Task goal
Extract the records in full, leaving every picture out.

Charts and diagrams as code
[start]
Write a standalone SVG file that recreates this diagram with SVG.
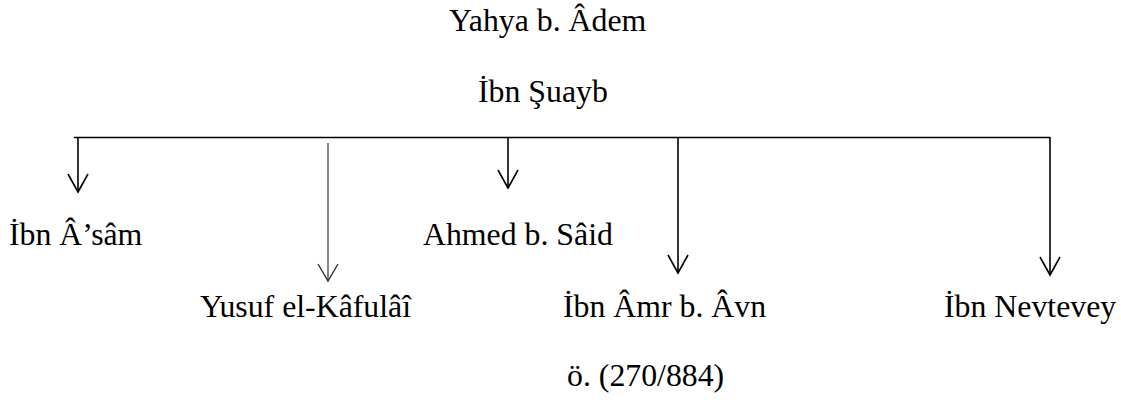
<svg xmlns="http://www.w3.org/2000/svg" width="1121" height="400" viewBox="0 0 1121 400">
<style>
text{font-family:"Liberation Serif","Times New Roman",serif;font-size:31.8px;fill:#000}
.c{stroke:#000;stroke-width:1.6;fill:none}
.g{stroke:#555;stroke-width:1.4;fill:none}
</style>
<defs>
<marker id="v" markerUnits="userSpaceOnUse" markerWidth="24" markerHeight="24" refX="0" refY="0" orient="auto" overflow="visible">
<path d="M-18,-10 L0,0 L-18,10" fill="none" stroke="#000" stroke-width="1.6"/>
</marker>
<marker id="vg" markerUnits="userSpaceOnUse" markerWidth="24" markerHeight="24" refX="0" refY="0" orient="auto" overflow="visible">
<path d="M-17,-10 L0,0 L-17,10" fill="none" stroke="#333" stroke-width="1.4"/>
</marker>
</defs>
<rect width="1121" height="400" fill="#fff"/>
<g id="connectors">
<line class="c" x1="74" y1="137.5" x2="1050" y2="137.5"/>
<line class="c" x1="78" y1="137" x2="78" y2="192" marker-end="url(#v)"/>
<line class="g" x1="328" y1="143" x2="328" y2="281" marker-end="url(#vg)"/>
<line class="c" x1="508" y1="137" x2="508" y2="188" marker-end="url(#v)"/>
<line class="c" x1="678" y1="137" x2="678" y2="273" marker-end="url(#v)"/>
<line class="c" x1="1050" y1="137" x2="1050" y2="275" marker-end="url(#v)"/>
</g>
<g id="n-yahya"><text x="449" y="31">Yahya b. Âdem</text></g>
<g id="n-suayb"><text x="478" y="102">İbn Şuayb</text></g>
<g id="n-asam"><text x="9" y="245">İbn Â’sâm</text></g>
<g id="n-ahmed"><text x="423" y="245">Ahmed b. Sâid</text></g>
<g id="n-yusuf"><text x="200" y="317">Yusuf el-Kâfulâî</text></g>
<g id="n-amr"><text x="563" y="317">İbn Âmr b. Âvn</text><text x="567" y="386">ö. (270/884)</text></g>
<g id="n-nevtevey"><text x="944" y="317">İbn Nevtevey</text></g>
</svg>
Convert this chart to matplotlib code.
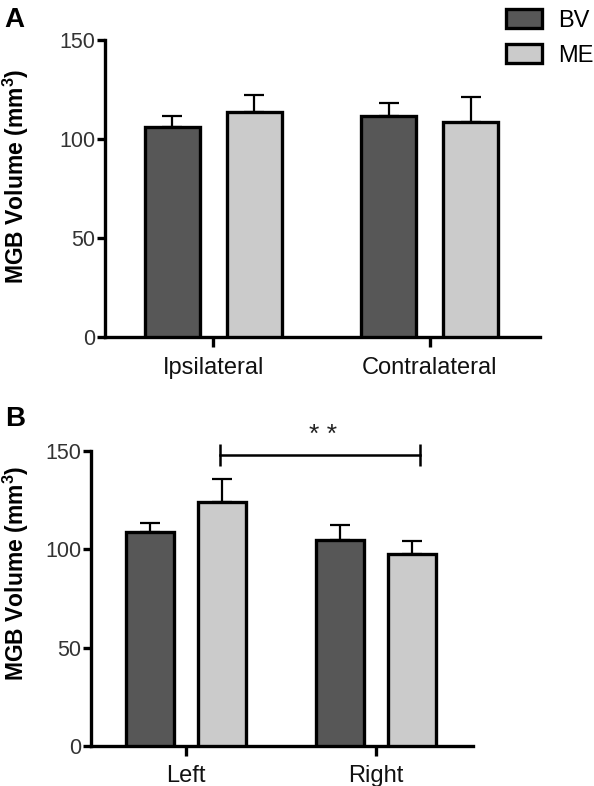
import numpy as np
import matplotlib
matplotlib.use("Agg")
import matplotlib.pyplot as plt

plt.rcParams['font.family'] = ['Liberation Sans', 'DejaVu Sans']

# panel A - ipsi/contra
groups_a = ["Ipsilateral", "Contralateral"]
bv_a = [106, 111.6]
bv_a_err = [5.5, 6.6]
me_a = [113.6, 108.6]
me_a_err = [8.6, 12.6]

# panel B - left/right
groups_b = ["Left", "Right"]
bv_b = [109, 105]
bv_b_err = [4.6, 7.6]
me_b = [123.9, 97.5]
me_b_err = [12, 7]

yticks = [0, 50, 100, 150]
bv_color = "#575757"
me_color = "#cbcbcb"

fig = plt.figure(figsize=(5.94, 7.86), dpi=100)
ax_a = fig.add_axes([0.177, 0.571, 0.732, 0.378])
ax_b = fig.add_axes([0.153, 0.051, 0.643, 0.375])

off = 0.19
w = 0.255


def draw_panel(ax, groups, bv, bv_err, me, me_err):
    x = np.arange(len(groups))
    ax.bar(x - off, bv, w, color=bv_color, edgecolor="black", linewidth=2.4,
           yerr=[np.zeros(len(bv)), bv_err], error_kw=dict(ecolor="black", elinewidth=1.6, capsize=7, capthick=1.6),
           label="BV", zorder=3)
    ax.bar(x + off, me, w, color=me_color, edgecolor="black", linewidth=2.4,
           yerr=[np.zeros(len(me)), me_err], error_kw=dict(ecolor="black", elinewidth=1.6, capsize=7, capthick=1.6),
           label="ME", zorder=3)
    ax.set_ylim(0, 150)
    ax.set_xlim(-0.5, 1.51)
    ax.set_yticks(yticks)
    ax.set_yticklabels([str(t) for t in yticks], fontsize=15.5, color="#333333")
    ax.set_xticks(x)
    ax.set_xticklabels(groups, fontsize=17, color="#111111")
    for s in ["top", "right"]:
        ax.spines[s].set_visible(False)
    for s in ["left", "bottom"]:
        ax.spines[s].set_linewidth(2.4)
    ax.tick_params(axis="y", length=6, width=2.4, pad=1)
    ax.tick_params(axis="x", length=7, width=2.4, pad=7)
    return x


draw_panel(ax_a, groups_a, bv_a, bv_a_err, me_a, me_a_err)
xb = draw_panel(ax_b, groups_b, bv_b, bv_b_err, me_b, me_b_err)

# significance bracket
ax_b.errorbar([0.18, 1.234], [148.2, 148.2], yerr=5.5, fmt="none", ecolor="black",
              elinewidth=1.8, capsize=0, clip_on=False)
ax_b.plot([0.18, 1.234], [148.2, 148.2], color="black", linewidth=1.8, clip_on=False)
ax_b.text(0.72, 152, "* *", ha="center", va="bottom", fontsize=19, color="#222222")

handles, labels = ax_a.get_legend_handles_labels()
fig.legend(handles, labels, loc="upper left", bbox_to_anchor=(0.852, 0.9885), frameon=False, fontsize=17,
           borderpad=0, borderaxespad=0, handlelength=1.52, handleheight=0.89,
           handletextpad=0.68, labelspacing=0.5)

ylabel = "MGB Volume (mm$^\\mathregular{3}$)"
fig.text(0.027, 0.776, ylabel, rotation=90, ha="center", va="center", fontsize=16.5, fontweight="bold")
fig.text(0.027, 0.27, ylabel, rotation=90, ha="center", va="center", fontsize=16.5, fontweight="bold")

fig.text(0.008, 0.974, "A", fontsize=20, fontweight="bold", va="center")
fig.text(0.008, 0.467, "B", fontsize=20, fontweight="bold", va="center")

fig.savefig("out.png", dpi=100)
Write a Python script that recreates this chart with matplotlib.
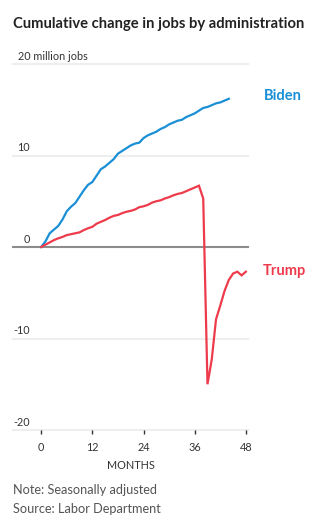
[end]
Output for this exercise
Write a standalone SVG file that recreates this diagram with SVG.
<svg xmlns="http://www.w3.org/2000/svg" width="1121" height="400" viewBox="0 0 1121 400">
<style>
text{font-family:"Liberation Serif","Times New Roman",serif;font-size:31.8px;fill:#000}
.c{stroke:#000;stroke-width:1.6;fill:none}
.g{stroke:#555;stroke-width:1.4;fill:none}
</style>
<defs>
<marker id="v" markerUnits="userSpaceOnUse" markerWidth="24" markerHeight="24" refX="0" refY="0" orient="auto" overflow="visible">
<path d="M-18,-10 L0,0 L-18,10" fill="none" stroke="#000" stroke-width="1.6"/>
</marker>
<marker id="vg" markerUnits="userSpaceOnUse" markerWidth="24" markerHeight="24" refX="0" refY="0" orient="auto" overflow="visible">
<path d="M-17,-10 L0,0 L-17,10" fill="none" stroke="#333" stroke-width="1.4"/>
</marker>
</defs>
<rect width="1121" height="400" fill="#fff"/>
<g id="connectors">
<line class="c" x1="74" y1="137.5" x2="1050" y2="137.5"/>
<line class="c" x1="78" y1="137" x2="78" y2="192" marker-end="url(#v)"/>
<line class="g" x1="328" y1="143" x2="328" y2="281" marker-end="url(#vg)"/>
<line class="c" x1="508" y1="137" x2="508" y2="188" marker-end="url(#v)"/>
<line class="c" x1="678" y1="137" x2="678" y2="273" marker-end="url(#v)"/>
<line class="c" x1="1050" y1="137" x2="1050" y2="275" marker-end="url(#v)"/>
</g>
<g id="n-yahya"><text x="449" y="31">Yahya b. Âdem</text></g>
<g id="n-suayb"><text x="478" y="102">İbn Şuayb</text></g>
<g id="n-asam"><text x="9" y="245">İbn Â’sâm</text></g>
<g id="n-ahmed"><text x="423" y="245">Ahmed b. Sâid</text></g>
<g id="n-yusuf"><text x="200" y="317">Yusuf el-Kâfulâî</text></g>
<g id="n-amr"><text x="563" y="317">İbn Âmr b. Âvn</text><text x="567" y="386">ö. (270/884)</text></g>
<g id="n-nevtevey"><text x="944" y="317">İbn Nevtevey</text></g>
</svg>
Convert this chart to matplotlib code.
import numpy as np
import matplotlib
matplotlib.use("Agg")
import matplotlib.pyplot as plt

plt.rcParams['font.family'] = ['Liberation Sans', 'DejaVu Sans']

# panel A - ipsi/contra
groups_a = ["Ipsilateral", "Contralateral"]
bv_a = [106, 111.6]
bv_a_err = [5.5, 6.6]
me_a = [113.6, 108.6]
me_a_err = [8.6, 12.6]

# panel B - left/right
groups_b = ["Left", "Right"]
bv_b = [109, 105]
bv_b_err = [4.6, 7.6]
me_b = [123.9, 97.5]
me_b_err = [12, 7]

yticks = [0, 50, 100, 150]
bv_color = "#575757"
me_color = "#cbcbcb"

fig = plt.figure(figsize=(5.94, 7.86), dpi=100)
ax_a = fig.add_axes([0.177, 0.571, 0.732, 0.378])
ax_b = fig.add_axes([0.153, 0.051, 0.643, 0.375])

off = 0.19
w = 0.255


def draw_panel(ax, groups, bv, bv_err, me, me_err):
    x = np.arange(len(groups))
    ax.bar(x - off, bv, w, color=bv_color, edgecolor="black", linewidth=2.4,
           yerr=[np.zeros(len(bv)), bv_err], error_kw=dict(ecolor="black", elinewidth=1.6, capsize=7, capthick=1.6),
           label="BV", zorder=3)
    ax.bar(x + off, me, w, color=me_color, edgecolor="black", linewidth=2.4,
           yerr=[np.zeros(len(me)), me_err], error_kw=dict(ecolor="black", elinewidth=1.6, capsize=7, capthick=1.6),
           label="ME", zorder=3)
    ax.set_ylim(0, 150)
    ax.set_xlim(-0.5, 1.51)
    ax.set_yticks(yticks)
    ax.set_yticklabels([str(t) for t in yticks], fontsize=15.5, color="#333333")
    ax.set_xticks(x)
    ax.set_xticklabels(groups, fontsize=17, color="#111111")
    for s in ["top", "right"]:
        ax.spines[s].set_visible(False)
    for s in ["left", "bottom"]:
        ax.spines[s].set_linewidth(2.4)
    ax.tick_params(axis="y", length=6, width=2.4, pad=1)
    ax.tick_params(axis="x", length=7, width=2.4, pad=7)
    return x


draw_panel(ax_a, groups_a, bv_a, bv_a_err, me_a, me_a_err)
xb = draw_panel(ax_b, groups_b, bv_b, bv_b_err, me_b, me_b_err)

# significance bracket
ax_b.errorbar([0.18, 1.234], [148.2, 148.2], yerr=5.5, fmt="none", ecolor="black",
              elinewidth=1.8, capsize=0, clip_on=False)
ax_b.plot([0.18, 1.234], [148.2, 148.2], color="black", linewidth=1.8, clip_on=False)
ax_b.text(0.72, 152, "* *", ha="center", va="bottom", fontsize=19, color="#222222")

handles, labels = ax_a.get_legend_handles_labels()
fig.legend(handles, labels, loc="upper left", bbox_to_anchor=(0.852, 0.9885), frameon=False, fontsize=17,
           borderpad=0, borderaxespad=0, handlelength=1.52, handleheight=0.89,
           handletextpad=0.68, labelspacing=0.5)

ylabel = "MGB Volume (mm$^\\mathregular{3}$)"
fig.text(0.027, 0.776, ylabel, rotation=90, ha="center", va="center", fontsize=16.5, fontweight="bold")
fig.text(0.027, 0.27, ylabel, rotation=90, ha="center", va="center", fontsize=16.5, fontweight="bold")

fig.text(0.008, 0.974, "A", fontsize=20, fontweight="bold", va="center")
fig.text(0.008, 0.467, "B", fontsize=20, fontweight="bold", va="center")

fig.savefig("out.png", dpi=100)
Write a Python script that recreates this chart with matplotlib.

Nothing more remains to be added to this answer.